The prison hadn’t been a pleasant place the first time Campbell was housed there, but it had declined considerably in his absence, Anderson’s gesture notwithstanding. Prisoners were no longer allowed to use common rooms for eating, like back in 1983. There weren’t any more hockey games in the winter. There had been drastic changes to the yard, which had previously held two baseball diamonds, a miniature golf course, a weight pit, three handball walls, a running track and the outdoor rink. Now it was split into three separate yards and there were only short periods of time when prisoners from each range could go there. Black, white and Asian prisoners were generally kept apart, as gang tensions had grown worse. All in all, it was clear the old neighbourhood had gone downhill. “As far as prisons go, Millhaven was a far better place the first time I did time there.” There were still familiar faces from his first visit. “Career criminals usually have the same MO [modus operandi] and the cops know it. MO goes a long way [towards catching them].”

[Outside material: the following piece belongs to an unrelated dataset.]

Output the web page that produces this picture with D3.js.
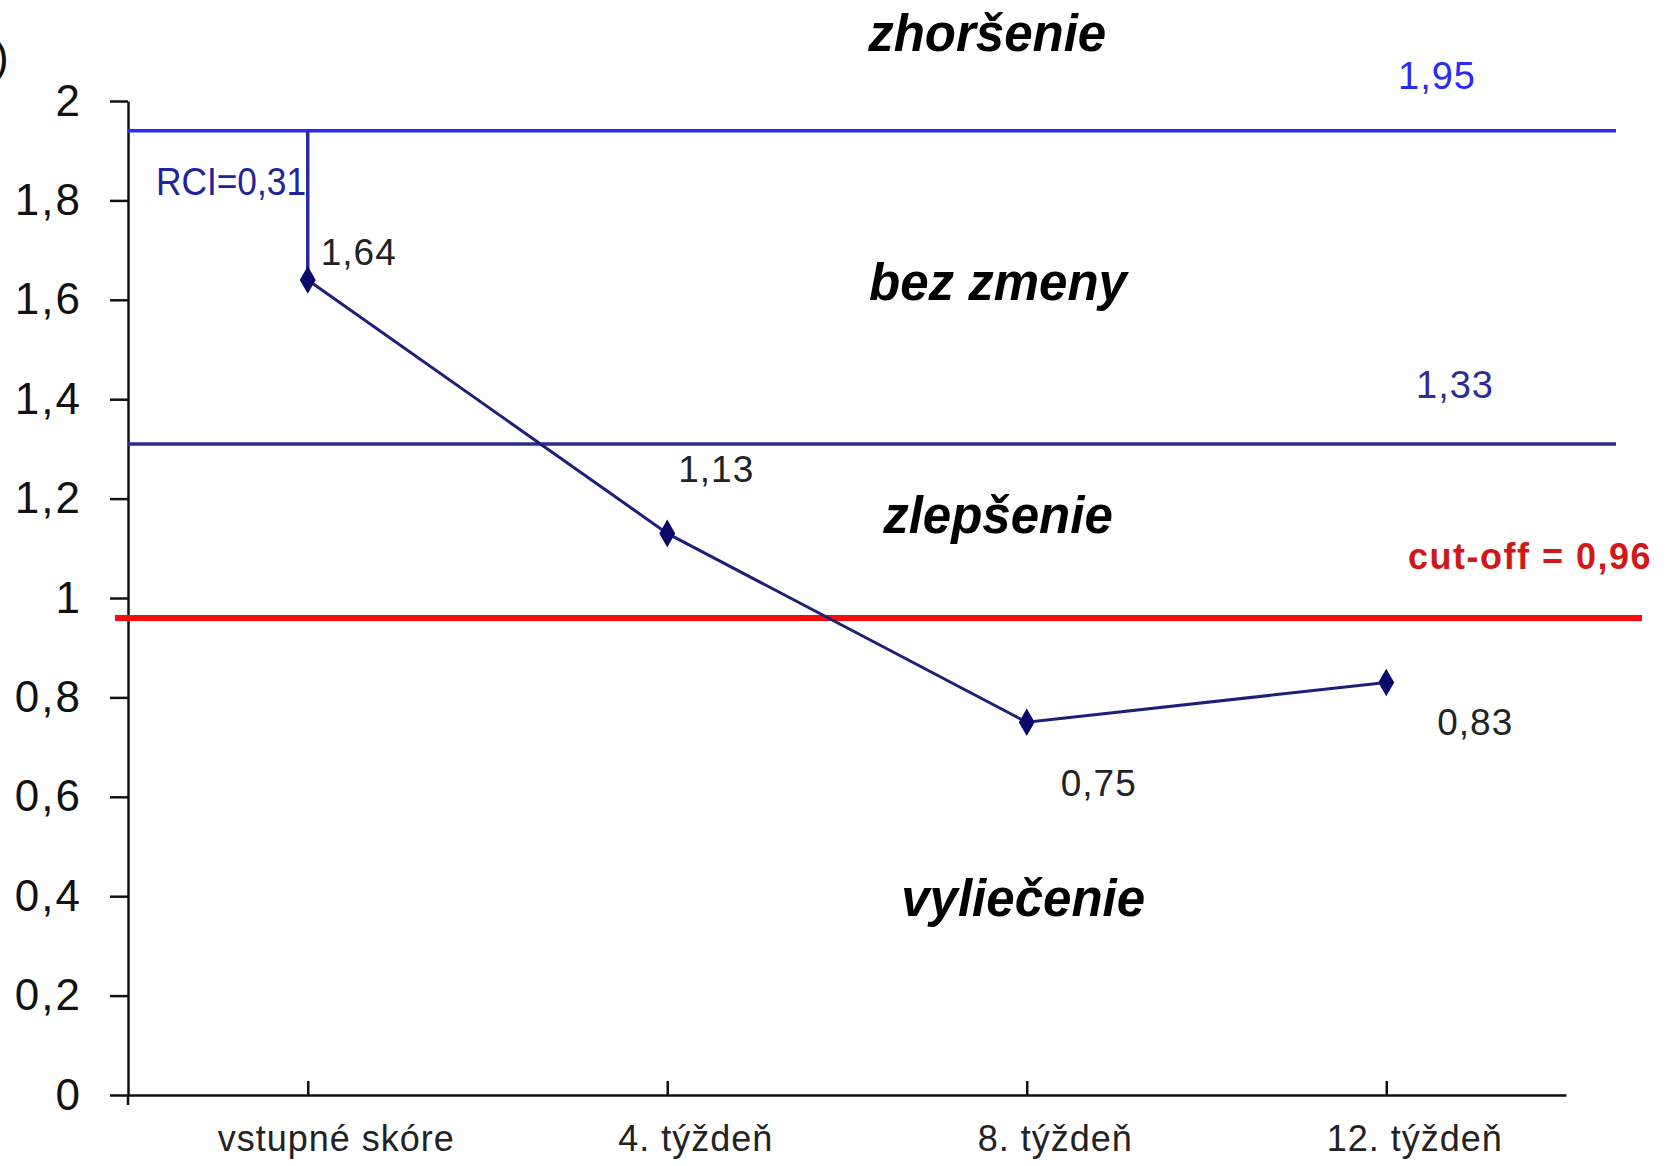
<!DOCTYPE html>
<html>
<head>
<meta charset="utf-8">
<script src="https://cdn.jsdelivr.net/npm/d3@7/dist/d3.min.js"></script>
<style>
  html, body { margin: 0; padding: 0; background: #fff; }
  svg { display: block; }
  text { font-family: "Liberation Sans", Arial, sans-serif; }
</style>
</head>
<body>
<div id="chart"></div>
<script>
(function () {
  // ── Data ──────────────────────────────────────────────────────────────────

  const CATEGORIES   = ['vstupné skóre', '4. týždeň', '8. týždeň', '12. týždeň'];
  const SCORES       = [1.64, 1.13, 0.75, 0.83];
  const SCORE_LABELS = ['1,64', '1,13', '0,75', '0,83'];

  const Y_TICKS       = [0, 0.2, 0.4, 0.6, 0.8, 1, 1.2, 1.4, 1.6, 1.8, 2];
  const Y_TICK_LABELS = ['0', '0,2', '0,4', '0,6', '0,8', '1', '1,2', '1,4', '1,6', '1,8', '2'];

  // horizontal reference lines (as drawn) and their captions
  const REF_VALUES = [1.94, 1.31];
  const REF_LABELS = ['1,95', '1,33'];
  const CUTOFF       = 0.96;
  const CUTOFF_LABEL = 'cut-off = 0,96';
  const RCI_LABEL    = 'RCI=0,31';

  // zone captions: [text, category index position, y value]
  const ZONES = [
    ['zhoršenie',  1.89, 2.10],
    ['bez zmeny',  1.92, 1.60],
    ['zlepšenie',  1.92, 1.13],
    ['vyliečenie', 1.99, 0.36],
  ];

  // label offsets from the point (px), layout only
  const LABEL_DX = [13, 11, 34, 51];
  const LABEL_DY = [-15, -51, 74, 53];

  // ── Setup ─────────────────────────────────────────────────────────────────

  const W = 1670, H = 1166;
  const AX_X = 128, AX_RIGHT = 1566;
  const NAVY = '#1f1f7a';

  const svg = d3.select('#chart').append('svg')
    .attr('width', W).attr('height', H);

  const x = d3.scalePoint().domain(CATEGORIES).range([AX_X, AX_RIGHT]).padding(0.5);
  const xi = d3.scaleLinear().domain([0, CATEGORIES.length - 1])
    .range([x(CATEGORIES[0]), x(CATEGORIES[CATEGORIES.length - 1])]);
  const y = d3.scaleLinear().domain([0, 2]).range([1095, 101]);

  // stray bracket from the cropped figure
  svg.append('text').attr('x', -6).attr('y', 72)
    .attr('font-size', 44).attr('fill', '#111').text(')');

  // ── Axes ──────────────────────────────────────────────────────────────────

  const yAxis = d3.axisLeft(y)
    .tickValues(Y_TICKS)
    .tickFormat(function (d, i) { return Y_TICK_LABELS[i]; })
    .tickSize(18).tickSizeOuter(0).tickPadding(28);

  const gy = svg.append('g').attr('transform', 'translate(' + AX_X + ',0)').call(yAxis);
  gy.select('.domain').attr('stroke', '#111').attr('stroke-width', 2.5);
  gy.selectAll('.tick line').attr('stroke', '#111').attr('stroke-width', 2.5);
  gy.selectAll('.tick text')
    .attr('font-size', 44).attr('fill', '#111')
    .attr('letter-spacing', 2)
    .attr('font-family', '"Liberation Sans", Arial, sans-serif');

  // axis runs a bit below zero
  svg.append('line')
    .attr('x1', AX_X).attr('x2', AX_X)
    .attr('y1', y(0)).attr('y2', y(0) + 10)
    .attr('stroke', '#111').attr('stroke-width', 2.5);

  const xAxis = d3.axisBottom(x).tickSize(-14).tickSizeOuter(0).tickPadding(30);
  const gx = svg.append('g').attr('transform', 'translate(0,' + y(0) + ')').call(xAxis);
  gx.select('.domain').attr('stroke', '#111').attr('stroke-width', 2.5);
  gx.selectAll('.tick line').attr('stroke', '#111').attr('stroke-width', 2.5);
  gx.selectAll('.tick text')
    .attr('font-size', 36).attr('fill', '#222')
    .attr('dx', 28).attr('letter-spacing', 1)
    .attr('font-family', '"Liberation Sans", Arial, sans-serif');

  // ── Reference lines ───────────────────────────────────────────────────────

  const REF_COLORS = ['#2a2aff', '#2e2e8e'];
  svg.append('g').selectAll('line')
    .data(REF_VALUES)
    .join('line')
    .attr('x1', AX_X).attr('x2', 1616)
    .attr('y1', function (d) { return y(d); })
    .attr('y2', function (d) { return y(d); })
    .attr('stroke', function (d, i) { return REF_COLORS[i]; })
    .attr('stroke-width', 3.5);

  const REF_LABEL_POS = [[1398, 1.94 + 0.085], [1416, 1.31 + 0.093]];
  svg.append('g').selectAll('text')
    .data(REF_LABELS)
    .join('text')
    .attr('x', function (d, i) { return REF_LABEL_POS[i][0]; })
    .attr('y', function (d, i) { return y(REF_LABEL_POS[i][1]); })
    .attr('font-size', 38).attr('letter-spacing', 1)
    .attr('fill', function (d, i) { return REF_COLORS[i]; })
    .text(function (d) { return d; });

  // cut-off line
  svg.append('line')
    .attr('x1', 115).attr('x2', 1642)
    .attr('y1', y(CUTOFF)).attr('y2', y(CUTOFF))
    .attr('stroke', '#ff0a0a').attr('stroke-width', 6);

  svg.append('text')
    .attr('x', 1408).attr('y', y(CUTOFF) - 49)
    .attr('font-size', 36).attr('font-weight', 'bold')
    .attr('letter-spacing', 1.5)
    .attr('fill', '#d01818')
    .text(CUTOFF_LABEL);

  // RCI bracket from baseline score up to the upper limit
  svg.append('line')
    .attr('x1', x(CATEGORIES[0])).attr('x2', x(CATEGORIES[0]))
    .attr('y1', y(REF_VALUES[0])).attr('y2', y(SCORES[0]))
    .attr('stroke', '#2a2a9a').attr('stroke-width', 3.5);

  svg.append('text')
    .attr('x', 156).attr('y', 195)
    .attr('font-size', 38).attr('fill', '#22229a')
    .attr('textLength', 150).attr('lengthAdjust', 'spacingAndGlyphs')
    .text(RCI_LABEL);

  // ── Series ────────────────────────────────────────────────────────────────

  const pts = CATEGORIES.map(function (c, i) { return [x(c), y(SCORES[i])]; });

  svg.append('path')
    .attr('d', d3.line()(pts))
    .attr('fill', 'none')
    .attr('stroke', NAVY)
    .attr('stroke-width', 3);

  svg.append('g').selectAll('path')
    .data(pts)
    .join('path')
    .attr('d', d3.symbol(d3.symbolDiamond, 220))
    .attr('transform', function (d) { return 'translate(' + d[0] + ',' + d[1] + ')'; })
    .attr('fill', '#0a0a6a');

  svg.append('g').selectAll('text')
    .data(SCORE_LABELS)
    .join('text')
    .attr('x', function (d, i) { return pts[i][0] + LABEL_DX[i]; })
    .attr('y', function (d, i) { return pts[i][1] + LABEL_DY[i]; })
    .attr('font-size', 37).attr('letter-spacing', 1)
    .attr('fill', '#222')
    .text(function (d) { return d; });

  // ── Zone captions ─────────────────────────────────────────────────────────

  svg.append('g').selectAll('text')
    .data(ZONES)
    .join('text')
    .attr('x', function (d) { return xi(d[1]); })
    .attr('y', function (d) { return y(d[2]); })
    .attr('text-anchor', 'middle')
    .attr('font-size', 51).attr('font-weight', 'bold').attr('font-style', 'italic')
    .attr('fill', '#000')
    .text(function (d) { return d[0]; });
})();
</script>
</body>
</html>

The worst part about his return was how he found that attitudes of fellow inmates had also worsened. Prisoners now did previously unthinkable things such as stealing each other’s shoes. “They’re called cell or box thieves, and they’re the lowest of the low. In the eighties, they’d never get away with that. They’d get jumped. Jail etiquette, protocol, that’s just gone out the window.” Even Anderson, the behemoth who gave him the welcome, would prove a disappointment. He was suspected of pilfering money from the prison canteen, which was a taboo since canteen funds were used to buy sports equipment.